Germany dairy farmers strike, UK implications?

WHILE dairy farmers in the UK are struggling to cover costs even as milk prices are rising, on the continent the situation is even worse, with many of the major buyers cutting the price farmers receive for their milk.

On Monday an estimated 9,000 German farmers demonstrated outside a major dairy in Weihenstephan, while a large number of producers were planning to withhold milk from their regular outlets yesterday.

Many supermarket chains have slashed the retail price of dairy products and these reductions have been passed right down the chain to farmers.

Ernst Halbmayr, an executive committee member of the European Milk Board, said: "Farmers are not delivering milk to the dairies. A similar situation is developing in Italy, France, Luxembourg and Spain."

Romuald Schaber, leader of the BDM German association of 30,000 dairy-cattle farmers, said the group expected the boycott to last between a week and 10 days.

He asserted that participation was "overwhelming" with 80 per cent of farmers taking part "in some regions." The unsold milk is being fed to calves or dumped in farm-waste tanks.

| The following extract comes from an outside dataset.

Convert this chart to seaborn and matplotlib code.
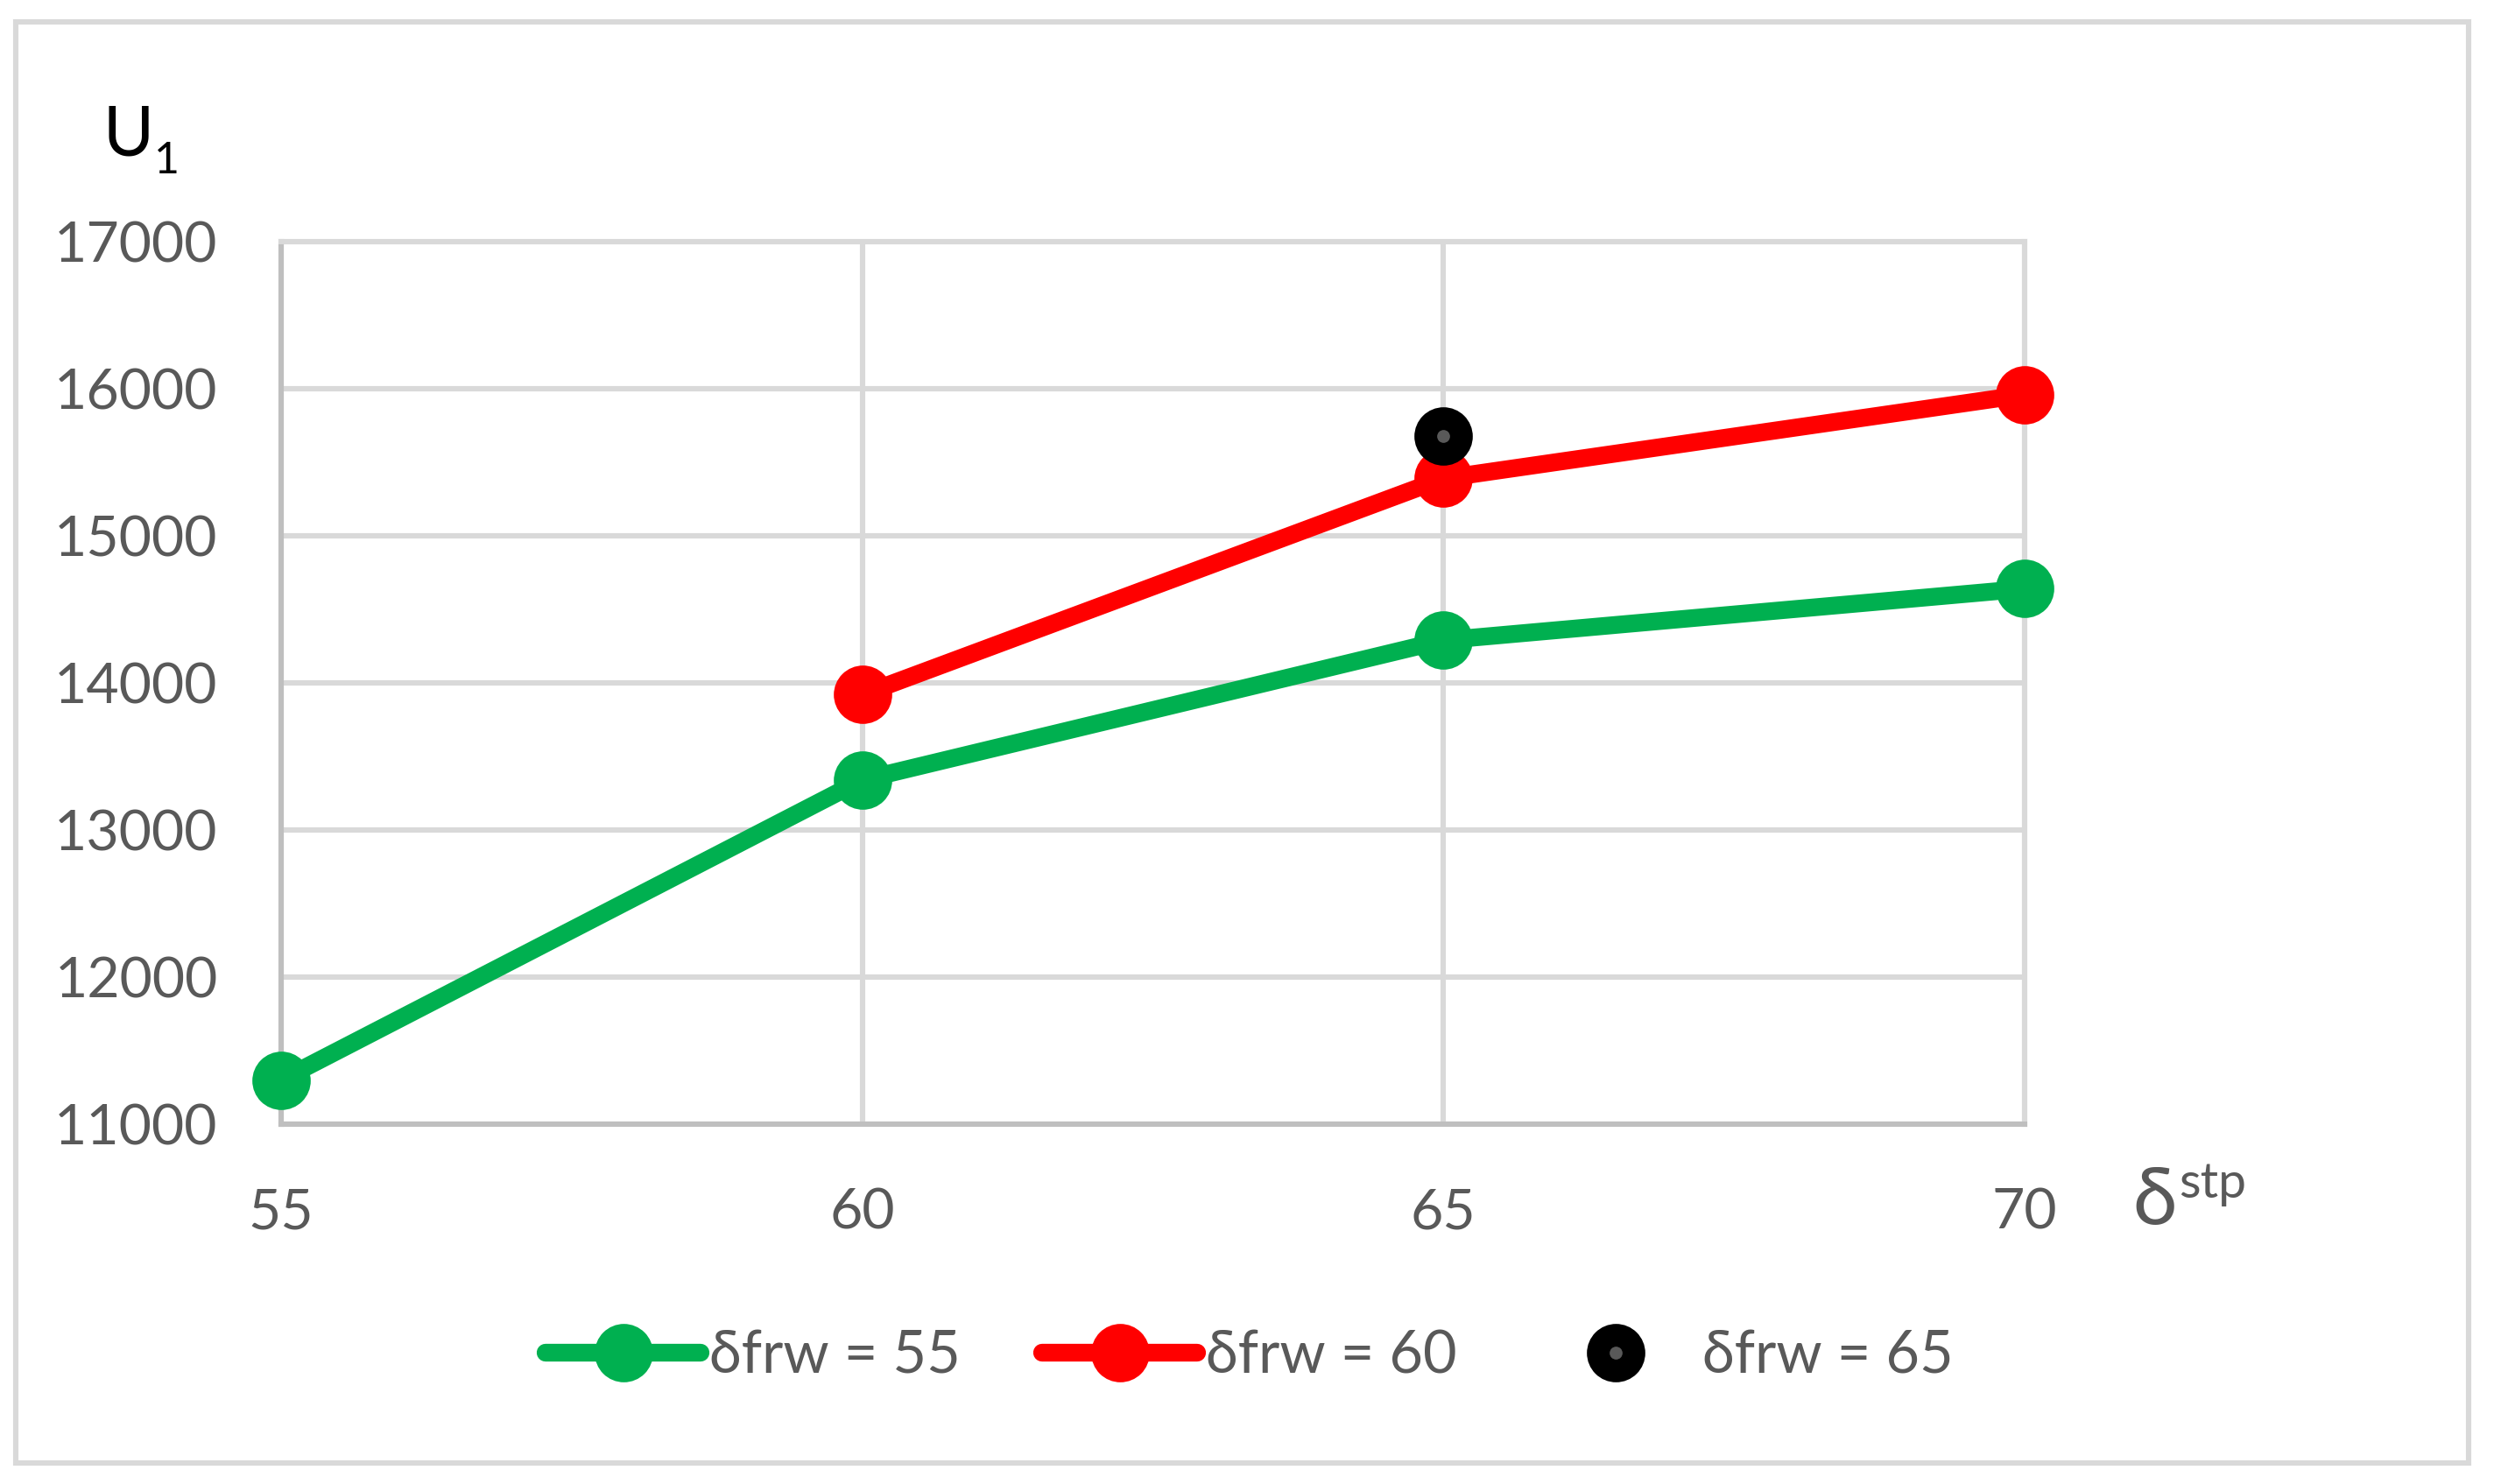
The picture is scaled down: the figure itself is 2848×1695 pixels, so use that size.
import matplotlib
matplotlib.use("Agg")
import matplotlib.pyplot as plt
import matplotlib.patches as patches
from matplotlib.legend_handler import HandlerTuple
import seaborn as sns
import pandas as pd

# data
stp_55 = [55, 60, 65, 70]
u1_55 = [11300, 13340, 14290, 14640]
stp_60 = [60, 65, 70]
u1_60 = [13920, 15390, 15960]
stp_65 = [65]
u1_65 = [15680]
labels = ["δfrw = 55", "δfrw = 60", "δfrw = 65"]
x_ticks = [55, 60, 65, 70]
y_ticks = [11000, 12000, 13000, 14000, 15000, 16000, 17000]

GREEN = "#00b050"
RED = "#ff0000"
TXT = "#595959"

sns.set_theme(style="white")
plt.rcParams["font.family"] = ["Lato", "DejaVu Sans"]

fig = plt.figure(figsize=(14.24, 8.475), dpi=200)
ax = fig.add_axes([0.1127, 0.2425, 0.6991, 0.5947])

df55 = pd.DataFrame({"stp": stp_55, "u1": u1_55})
df60 = pd.DataFrame({"stp": stp_60, "u1": u1_60})
df65 = pd.DataFrame({"stp": stp_65, "u1": u1_65})

common = dict(marker="o", markersize=24, markeredgewidth=0, linewidth=7.3,
              legend=False, clip_on=False)
sns.lineplot(data=df55, x="stp", y="u1", color=GREEN, ax=ax, zorder=3, **common)
sns.lineplot(data=df60, x="stp", y="u1", color=RED, ax=ax, zorder=4, **common)
ax.plot(df65["stp"], df65["u1"], "o", color="black", markersize=24,
        markeredgewidth=0, zorder=5, clip_on=False)
ax.plot(df65["stp"], df65["u1"], "o", color=TXT, markersize=5.3,
        markeredgewidth=0, zorder=6, clip_on=False)

ax.set_xlim(55, 70)
ax.set_ylim(11000, 17000)
ax.set_xticks(x_ticks)
ax.set_yticks(y_ticks)
ax.tick_params(axis="both", length=0, labelsize=23.2, labelcolor=TXT, pad=26)
ax.set_xlabel("")
ax.set_ylabel("")
ax.grid(True, color="#d9d9d9", linewidth=2.2, zorder=0)
ax.set_axisbelow(True)
for s in ["left", "bottom"]:
    ax.spines[s].set_color("#bfbfbf")
    ax.spines[s].set_linewidth(2.2)
for s in ["top", "right"]:
    ax.spines[s].set_color("#d9d9d9")
    ax.spines[s].set_linewidth(2.2)

# axis titles
fig.text(0.0414, 0.895, "U", fontsize=28.5, color="black", va="baseline")
fig.text(0.0618, 0.883, "1", fontsize=18, color="black", va="baseline")
fig.text(0.855, 0.1752, "δ", fontsize=33, color=TXT, va="baseline")
fig.text(0.8735, 0.193, "stp", fontsize=20.5, color=TXT, va="baseline")

# legend
lines = ax.get_lines()
h55 = lines[0]
h60 = lines[1]
h65 = (lines[2], lines[3])
fig.legend([h55, h60, h65], labels, loc="center", bbox_to_anchor=(0.501, 0.086),
           ncol=3, frameon=False, handlelength=2.65, handletextpad=0.15,
           columnspacing=1.4, fontsize=24, labelcolor=TXT,
           handler_map={tuple: HandlerTuple(ndivide=1)})

# outer border
fig.patches.append(patches.Rectangle((0.0063, 0.0142), 0.9835, 0.9711,
                                     transform=fig.transFigure, fill=False,
                                     edgecolor="#d9d9d9", linewidth=2.2))

fig.savefig("out.png", dpi=200)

Ex-farm values have declined by more than 5 per cent in the past year on the continent, whilst production costs, as in the UK, have risen steeply.

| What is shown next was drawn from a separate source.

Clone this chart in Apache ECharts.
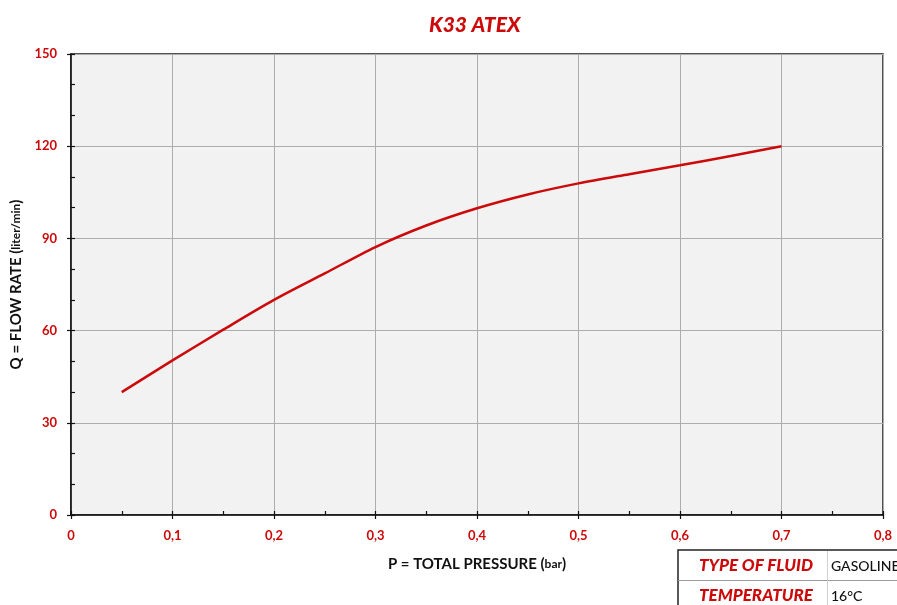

Germany's dairy output prices are controlled by a few powerful companies which currently pay 27 euro cents (21.6p) a litre for milk in northern Germany according to BDM data.

In the UK falling production has forced the major UK supermarkets and the dairy companies to increase their prices to farmers, but if international dairy commodity prices fall then there is a possibility of downward pressure on ex-farm prices over here. The UK market remains in a state of uncertainty, with many farmers contemplating their future strategies.